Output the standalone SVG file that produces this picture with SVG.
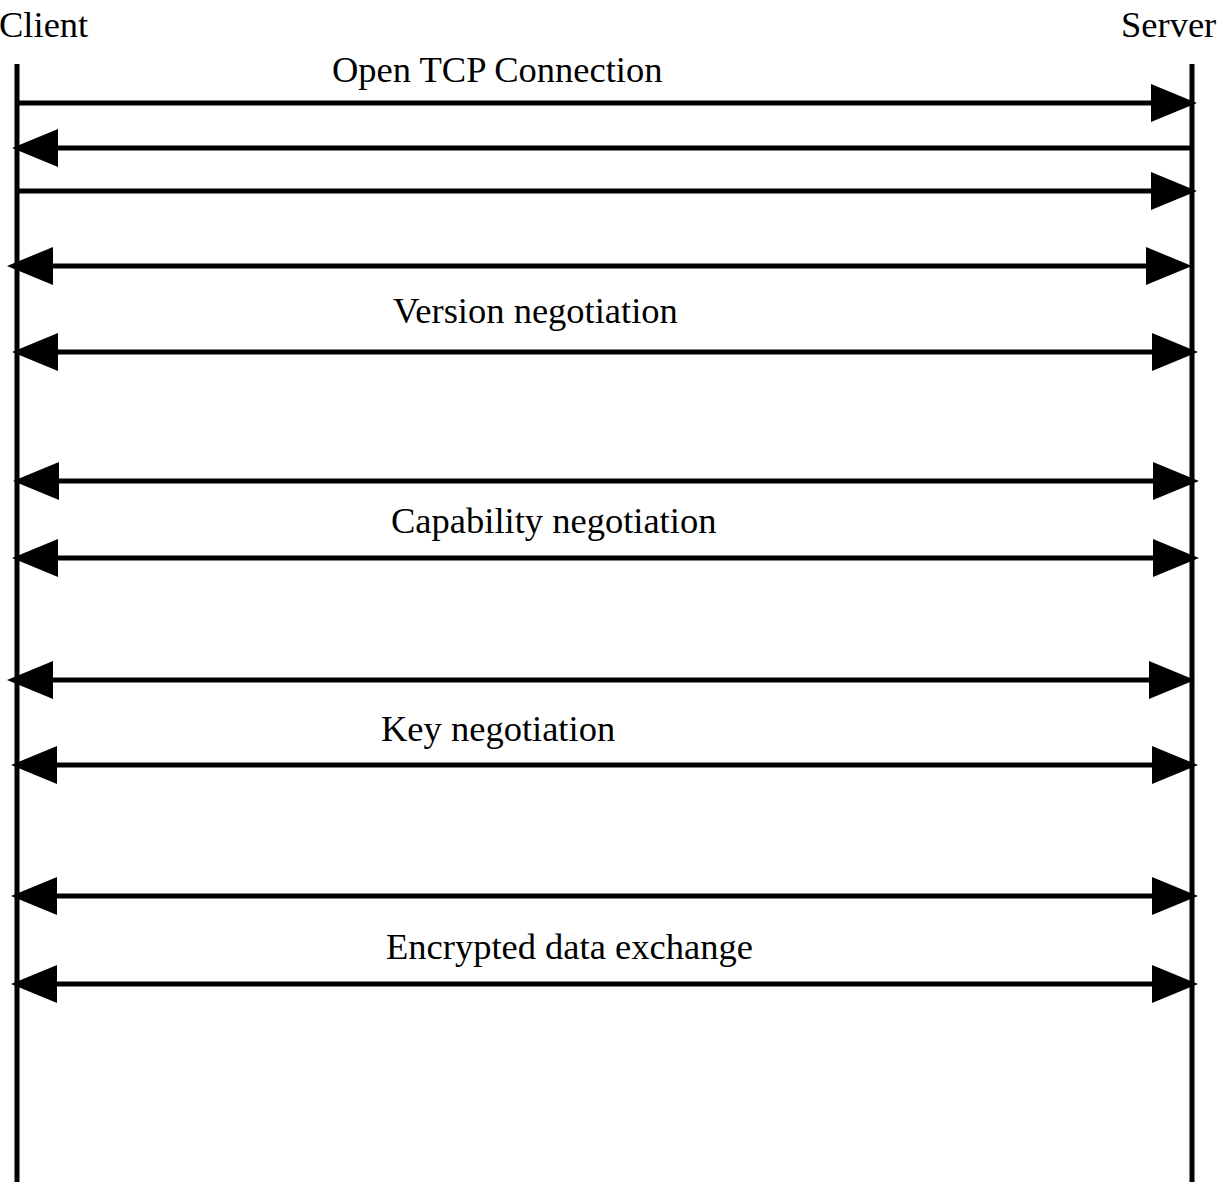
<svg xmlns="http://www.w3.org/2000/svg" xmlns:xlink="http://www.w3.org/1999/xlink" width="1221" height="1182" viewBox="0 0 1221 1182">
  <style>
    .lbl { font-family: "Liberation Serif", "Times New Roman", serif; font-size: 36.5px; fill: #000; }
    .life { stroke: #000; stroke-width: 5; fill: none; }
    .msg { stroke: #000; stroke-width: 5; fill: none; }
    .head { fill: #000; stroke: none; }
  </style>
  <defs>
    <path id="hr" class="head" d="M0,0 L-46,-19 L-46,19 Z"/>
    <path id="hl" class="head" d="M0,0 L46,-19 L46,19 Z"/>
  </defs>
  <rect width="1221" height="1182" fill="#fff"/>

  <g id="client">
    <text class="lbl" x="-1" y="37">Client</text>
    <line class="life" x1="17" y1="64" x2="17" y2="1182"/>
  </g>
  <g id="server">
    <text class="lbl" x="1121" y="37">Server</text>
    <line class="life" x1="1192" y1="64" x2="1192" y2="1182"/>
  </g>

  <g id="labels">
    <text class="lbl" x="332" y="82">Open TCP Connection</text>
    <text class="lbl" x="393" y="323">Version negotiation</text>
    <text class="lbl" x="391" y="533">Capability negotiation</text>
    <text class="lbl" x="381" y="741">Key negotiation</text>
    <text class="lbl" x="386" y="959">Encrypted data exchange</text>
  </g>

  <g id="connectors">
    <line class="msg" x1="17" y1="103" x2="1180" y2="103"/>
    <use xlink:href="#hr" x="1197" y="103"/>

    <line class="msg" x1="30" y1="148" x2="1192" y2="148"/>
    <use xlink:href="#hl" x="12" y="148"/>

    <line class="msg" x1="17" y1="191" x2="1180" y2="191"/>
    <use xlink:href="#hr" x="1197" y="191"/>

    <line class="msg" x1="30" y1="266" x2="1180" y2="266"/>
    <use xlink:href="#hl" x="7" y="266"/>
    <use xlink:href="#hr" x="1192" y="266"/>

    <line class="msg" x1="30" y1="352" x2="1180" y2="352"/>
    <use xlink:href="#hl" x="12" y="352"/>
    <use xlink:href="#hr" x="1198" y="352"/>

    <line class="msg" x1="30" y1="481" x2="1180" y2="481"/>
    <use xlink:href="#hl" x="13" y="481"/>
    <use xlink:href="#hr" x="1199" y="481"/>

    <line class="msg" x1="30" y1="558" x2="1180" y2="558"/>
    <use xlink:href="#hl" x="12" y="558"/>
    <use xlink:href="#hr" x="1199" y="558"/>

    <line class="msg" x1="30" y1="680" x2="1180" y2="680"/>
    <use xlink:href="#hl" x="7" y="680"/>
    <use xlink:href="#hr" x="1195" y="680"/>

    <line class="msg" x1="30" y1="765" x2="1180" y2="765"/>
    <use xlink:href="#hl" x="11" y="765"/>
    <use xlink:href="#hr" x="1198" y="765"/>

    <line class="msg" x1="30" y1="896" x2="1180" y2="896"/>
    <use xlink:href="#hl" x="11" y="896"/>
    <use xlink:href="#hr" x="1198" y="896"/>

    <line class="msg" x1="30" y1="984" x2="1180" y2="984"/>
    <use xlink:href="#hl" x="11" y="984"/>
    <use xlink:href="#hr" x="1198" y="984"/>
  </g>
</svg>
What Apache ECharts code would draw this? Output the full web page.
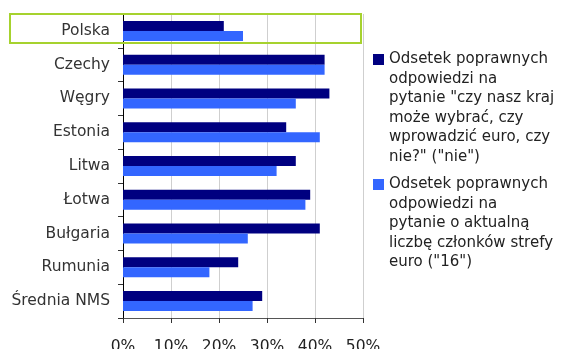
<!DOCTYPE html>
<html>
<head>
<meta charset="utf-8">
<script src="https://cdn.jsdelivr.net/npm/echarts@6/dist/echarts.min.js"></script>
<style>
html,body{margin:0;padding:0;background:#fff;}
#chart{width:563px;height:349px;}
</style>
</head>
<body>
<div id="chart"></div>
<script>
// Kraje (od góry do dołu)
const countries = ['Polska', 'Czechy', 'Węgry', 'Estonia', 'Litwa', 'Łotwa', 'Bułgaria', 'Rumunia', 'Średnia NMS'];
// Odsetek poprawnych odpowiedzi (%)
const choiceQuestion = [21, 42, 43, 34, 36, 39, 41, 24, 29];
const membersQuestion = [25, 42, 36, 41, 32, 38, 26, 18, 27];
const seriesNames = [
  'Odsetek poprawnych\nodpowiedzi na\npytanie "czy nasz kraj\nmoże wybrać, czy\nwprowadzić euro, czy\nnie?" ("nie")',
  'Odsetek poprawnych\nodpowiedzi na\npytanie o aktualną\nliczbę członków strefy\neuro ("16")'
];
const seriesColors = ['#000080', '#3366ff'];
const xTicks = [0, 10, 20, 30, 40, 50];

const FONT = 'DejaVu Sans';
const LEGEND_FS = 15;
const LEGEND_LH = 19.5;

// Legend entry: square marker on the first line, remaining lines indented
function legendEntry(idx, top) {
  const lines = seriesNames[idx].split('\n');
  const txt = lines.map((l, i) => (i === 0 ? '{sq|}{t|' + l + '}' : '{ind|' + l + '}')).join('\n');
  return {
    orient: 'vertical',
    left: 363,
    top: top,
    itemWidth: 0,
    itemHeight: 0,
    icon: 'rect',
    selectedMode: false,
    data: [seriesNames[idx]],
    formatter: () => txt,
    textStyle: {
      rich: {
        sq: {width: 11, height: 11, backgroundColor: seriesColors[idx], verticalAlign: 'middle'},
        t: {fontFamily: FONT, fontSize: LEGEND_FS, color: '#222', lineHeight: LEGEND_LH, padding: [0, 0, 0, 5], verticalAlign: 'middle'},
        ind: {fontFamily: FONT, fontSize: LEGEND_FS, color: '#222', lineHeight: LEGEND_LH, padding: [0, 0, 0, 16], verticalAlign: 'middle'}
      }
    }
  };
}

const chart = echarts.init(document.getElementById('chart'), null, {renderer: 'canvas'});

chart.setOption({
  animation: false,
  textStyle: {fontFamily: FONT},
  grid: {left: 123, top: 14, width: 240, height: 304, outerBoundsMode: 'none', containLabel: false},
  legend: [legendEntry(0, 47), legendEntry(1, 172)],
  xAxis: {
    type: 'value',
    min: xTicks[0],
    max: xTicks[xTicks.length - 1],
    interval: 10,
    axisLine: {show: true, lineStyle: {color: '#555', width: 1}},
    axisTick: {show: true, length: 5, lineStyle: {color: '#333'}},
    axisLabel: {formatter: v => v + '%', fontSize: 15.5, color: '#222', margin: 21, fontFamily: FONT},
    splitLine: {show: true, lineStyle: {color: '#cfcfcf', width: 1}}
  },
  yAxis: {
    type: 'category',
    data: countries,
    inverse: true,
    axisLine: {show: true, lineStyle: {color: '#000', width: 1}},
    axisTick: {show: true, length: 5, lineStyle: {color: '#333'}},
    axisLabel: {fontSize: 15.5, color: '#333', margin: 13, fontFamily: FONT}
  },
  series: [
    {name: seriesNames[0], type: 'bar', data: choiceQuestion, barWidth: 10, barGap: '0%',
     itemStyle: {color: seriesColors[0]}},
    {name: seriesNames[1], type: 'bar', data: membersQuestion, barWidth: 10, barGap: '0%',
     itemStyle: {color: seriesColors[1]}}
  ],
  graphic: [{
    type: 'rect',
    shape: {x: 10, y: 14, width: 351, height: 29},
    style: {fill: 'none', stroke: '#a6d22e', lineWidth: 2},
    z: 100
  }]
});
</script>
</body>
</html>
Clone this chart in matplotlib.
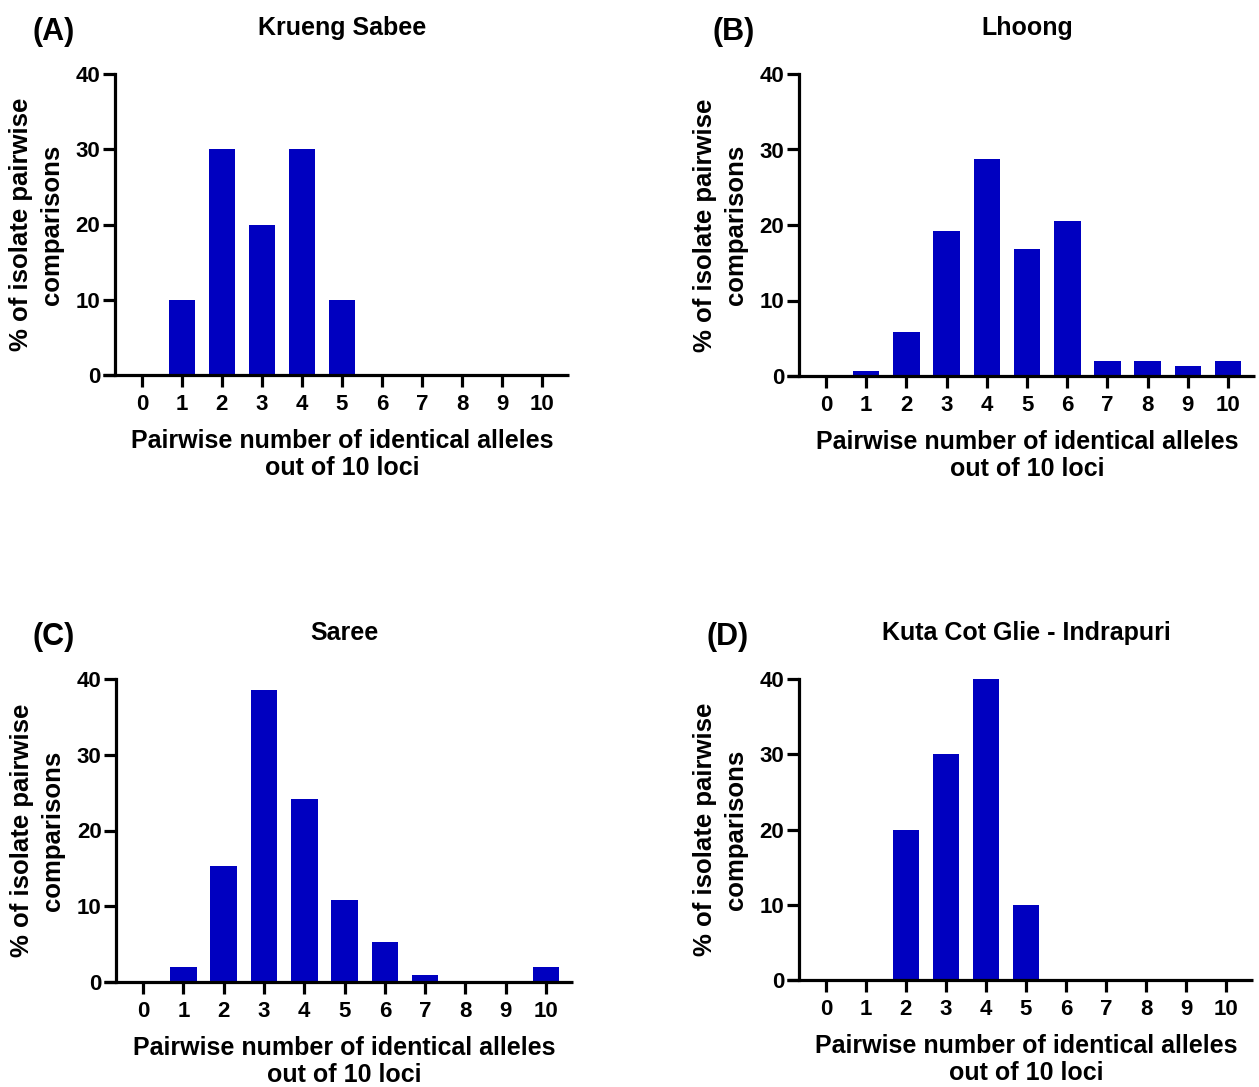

======

Exercise.
Extract the entries in full, exactly as they are, minus the pictures.

Solution to this exercise.
Output the standalone SVG file that produces this picture with SVG.
<svg xmlns="http://www.w3.org/2000/svg" xmlns:xlink="http://www.w3.org/1999/xlink" width="1221" height="1182" viewBox="0 0 1221 1182">
  <style>
    .lbl { font-family: "Liberation Serif", "Times New Roman", serif; font-size: 36.5px; fill: #000; }
    .life { stroke: #000; stroke-width: 5; fill: none; }
    .msg { stroke: #000; stroke-width: 5; fill: none; }
    .head { fill: #000; stroke: none; }
  </style>
  <defs>
    <path id="hr" class="head" d="M0,0 L-46,-19 L-46,19 Z"/>
    <path id="hl" class="head" d="M0,0 L46,-19 L46,19 Z"/>
  </defs>
  <rect width="1221" height="1182" fill="#fff"/>

  <g id="client">
    <text class="lbl" x="-1" y="37">Client</text>
    <line class="life" x1="17" y1="64" x2="17" y2="1182"/>
  </g>
  <g id="server">
    <text class="lbl" x="1121" y="37">Server</text>
    <line class="life" x1="1192" y1="64" x2="1192" y2="1182"/>
  </g>

  <g id="labels">
    <text class="lbl" x="332" y="82">Open TCP Connection</text>
    <text class="lbl" x="393" y="323">Version negotiation</text>
    <text class="lbl" x="391" y="533">Capability negotiation</text>
    <text class="lbl" x="381" y="741">Key negotiation</text>
    <text class="lbl" x="386" y="959">Encrypted data exchange</text>
  </g>

  <g id="connectors">
    <line class="msg" x1="17" y1="103" x2="1180" y2="103"/>
    <use xlink:href="#hr" x="1197" y="103"/>

    <line class="msg" x1="30" y1="148" x2="1192" y2="148"/>
    <use xlink:href="#hl" x="12" y="148"/>

    <line class="msg" x1="17" y1="191" x2="1180" y2="191"/>
    <use xlink:href="#hr" x="1197" y="191"/>

    <line class="msg" x1="30" y1="266" x2="1180" y2="266"/>
    <use xlink:href="#hl" x="7" y="266"/>
    <use xlink:href="#hr" x="1192" y="266"/>

    <line class="msg" x1="30" y1="352" x2="1180" y2="352"/>
    <use xlink:href="#hl" x="12" y="352"/>
    <use xlink:href="#hr" x="1198" y="352"/>

    <line class="msg" x1="30" y1="481" x2="1180" y2="481"/>
    <use xlink:href="#hl" x="13" y="481"/>
    <use xlink:href="#hr" x="1199" y="481"/>

    <line class="msg" x1="30" y1="558" x2="1180" y2="558"/>
    <use xlink:href="#hl" x="12" y="558"/>
    <use xlink:href="#hr" x="1199" y="558"/>

    <line class="msg" x1="30" y1="680" x2="1180" y2="680"/>
    <use xlink:href="#hl" x="7" y="680"/>
    <use xlink:href="#hr" x="1195" y="680"/>

    <line class="msg" x1="30" y1="765" x2="1180" y2="765"/>
    <use xlink:href="#hl" x="11" y="765"/>
    <use xlink:href="#hr" x="1198" y="765"/>

    <line class="msg" x1="30" y1="896" x2="1180" y2="896"/>
    <use xlink:href="#hl" x="11" y="896"/>
    <use xlink:href="#hr" x="1198" y="896"/>

    <line class="msg" x1="30" y1="984" x2="1180" y2="984"/>
    <use xlink:href="#hl" x="11" y="984"/>
    <use xlink:href="#hr" x="1198" y="984"/>
  </g>
</svg>
What Apache ECharts code would draw this? Output the full web page.
<!DOCTYPE html>
<html>
<head>
<meta charset="utf-8">
<script src="https://cdn.jsdelivr.net/npm/echarts@6/dist/echarts.min.js"></script>
<style>
html,body{margin:0;padding:0;background:#fff;}
#chart{width:563px;height:349px;}
</style>
</head>
<body>
<div id="chart"></div>
<script>
// Kraje (od góry do dołu)
const countries = ['Polska', 'Czechy', 'Węgry', 'Estonia', 'Litwa', 'Łotwa', 'Bułgaria', 'Rumunia', 'Średnia NMS'];
// Odsetek poprawnych odpowiedzi (%)
const choiceQuestion = [21, 42, 43, 34, 36, 39, 41, 24, 29];
const membersQuestion = [25, 42, 36, 41, 32, 38, 26, 18, 27];
const seriesNames = [
  'Odsetek poprawnych\nodpowiedzi na\npytanie "czy nasz kraj\nmoże wybrać, czy\nwprowadzić euro, czy\nnie?" ("nie")',
  'Odsetek poprawnych\nodpowiedzi na\npytanie o aktualną\nliczbę członków strefy\neuro ("16")'
];
const seriesColors = ['#000080', '#3366ff'];
const xTicks = [0, 10, 20, 30, 40, 50];

const FONT = 'DejaVu Sans';
const LEGEND_FS = 15;
const LEGEND_LH = 19.5;

// Legend entry: square marker on the first line, remaining lines indented
function legendEntry(idx, top) {
  const lines = seriesNames[idx].split('\n');
  const txt = lines.map((l, i) => (i === 0 ? '{sq|}{t|' + l + '}' : '{ind|' + l + '}')).join('\n');
  return {
    orient: 'vertical',
    left: 363,
    top: top,
    itemWidth: 0,
    itemHeight: 0,
    icon: 'rect',
    selectedMode: false,
    data: [seriesNames[idx]],
    formatter: () => txt,
    textStyle: {
      rich: {
        sq: {width: 11, height: 11, backgroundColor: seriesColors[idx], verticalAlign: 'middle'},
        t: {fontFamily: FONT, fontSize: LEGEND_FS, color: '#222', lineHeight: LEGEND_LH, padding: [0, 0, 0, 5], verticalAlign: 'middle'},
        ind: {fontFamily: FONT, fontSize: LEGEND_FS, color: '#222', lineHeight: LEGEND_LH, padding: [0, 0, 0, 16], verticalAlign: 'middle'}
      }
    }
  };
}

const chart = echarts.init(document.getElementById('chart'), null, {renderer: 'canvas'});

chart.setOption({
  animation: false,
  textStyle: {fontFamily: FONT},
  grid: {left: 123, top: 14, width: 240, height: 304, outerBoundsMode: 'none', containLabel: false},
  legend: [legendEntry(0, 47), legendEntry(1, 172)],
  xAxis: {
    type: 'value',
    min: xTicks[0],
    max: xTicks[xTicks.length - 1],
    interval: 10,
    axisLine: {show: true, lineStyle: {color: '#555', width: 1}},
    axisTick: {show: true, length: 5, lineStyle: {color: '#333'}},
    axisLabel: {formatter: v => v + '%', fontSize: 15.5, color: '#222', margin: 21, fontFamily: FONT},
    splitLine: {show: true, lineStyle: {color: '#cfcfcf', width: 1}}
  },
  yAxis: {
    type: 'category',
    data: countries,
    inverse: true,
    axisLine: {show: true, lineStyle: {color: '#000', width: 1}},
    axisTick: {show: true, length: 5, lineStyle: {color: '#333'}},
    axisLabel: {fontSize: 15.5, color: '#333', margin: 13, fontFamily: FONT}
  },
  series: [
    {name: seriesNames[0], type: 'bar', data: choiceQuestion, barWidth: 10, barGap: '0%',
     itemStyle: {color: seriesColors[0]}},
    {name: seriesNames[1], type: 'bar', data: membersQuestion, barWidth: 10, barGap: '0%',
     itemStyle: {color: seriesColors[1]}}
  ],
  graphic: [{
    type: 'rect',
    shape: {x: 10, y: 14, width: 351, height: 29},
    style: {fill: 'none', stroke: '#a6d22e', lineWidth: 2},
    z: 100
  }]
});
</script>
</body>
</html>
Clone this chart in matplotlib.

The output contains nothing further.